The Kouachi brothers had been under surveillance by security agencies between 2010 and 2015, because of their direct ties to leaders of Al Qaeda in the Arabian Peninsula (AQAP). French intelligence inexplicably stopped monitoring the brothers just months before they carried out the attack. It was also revealed that Coulibaly had received weapons from Claude Hermant, a police informant tied to the fascistic and anti-Muslim National Front.
On November 13, 2015, terrorists affiliated to Islamic State carried out coordinated attacks across Paris, killing 130 people. Like the Kouachi brothers, the attackers were known to French authorities. Salah Abdeslam, one of the perpetrators who escaped, was found four months later in the basement of a house close to his parents’ house in the heavily-monitored Molenbeek district of Brussels. Despite being arrested by Turkish authorities in January 2015 for attempting to enter Syria, Abdeslam was able to travel freely across Europe.
In March this year, Islamic State fighters carried out an attack on Brussels airport and other locations in the city, killing 31 and injuring 300. Belgian authorities claimed not to have “connected the dots,” despite reports that intelligence agencies had detailed information of the plot, including its location and targets.
Each atrocity has been used to expand police and intelligence powers. Following the Paris attacks, the Hollande government instituted an unprecedented “state of emergency,” providing authorities with the power to ban demonstrations and detain suspects without charge. Over recent months, millions of French workers and students have defied the laws, engaging in mass demonstrations and strikes against the Socialist Party’s regressive El Khomri labour legislation.
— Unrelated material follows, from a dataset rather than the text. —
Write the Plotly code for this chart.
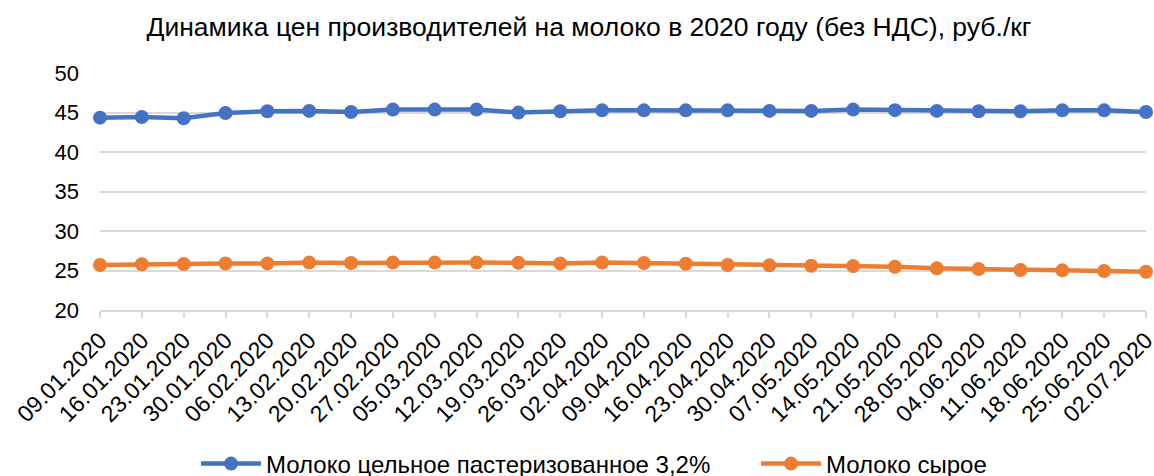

The latest attack comes amid mounting social tensions and escalating French participation in US-led military operations in the Middle East, leading to warnings by security agencies of likely terrorist responses. Last week, comments made in May by Patrick Calvar, head of the French General Directorate for Internal Security (DGSI) were publicly released. He spoke of possible attacks by Islamic State, including car bombings and the use of explosive devices.
In his Bastille Day speech earlier yesterday, Hollande announced that France would step-up its operations against Islamic State, particularly targeting the city of Mosul. “We have to show great firmness in relation to the actions we are undertaking in Syria and Iraq and I have announced and we are going to reinforce the support we are giving to the Iraqis in order to retake Mosul,” he declared.
The French president said the country was not carrying out a ground intervention, but “there will be French military advisors present.”
Like the US, the French government has actively backed Islamist groups in a bid to topple the Syrian regime of Bashar al-Assad. However, Washington viewed Islamic State’s advance into Iraq during 2014 as a threat to the US-backed government and its dominance of Iraqi oil and resources. The US and its allies, including France, have waged an air war on the Islamic State, while continuing to back other Islamist forces within Syria.
In his speech, Hollande also pointed to the growth of social tensions within France and a mounting political crisis, declaring: “I must protect France, it’s fragile, it can crack at any moment.” He said his government would end the “state of emergency” after July 26, and reduce expanded police numbers put in place after the Paris attacks.
“We can’t prolong the state of emergency forever,” Hollande stated. “That would make no sense. It would mean that we were no longer a republic with laws which can apply in all circumstances.”
Hours later, he invoked the Nice atrocity to extend the extraordinary powers for another three months. He invited military volunteers to assist the police, and declared that there would be no reduction in police or military numbers.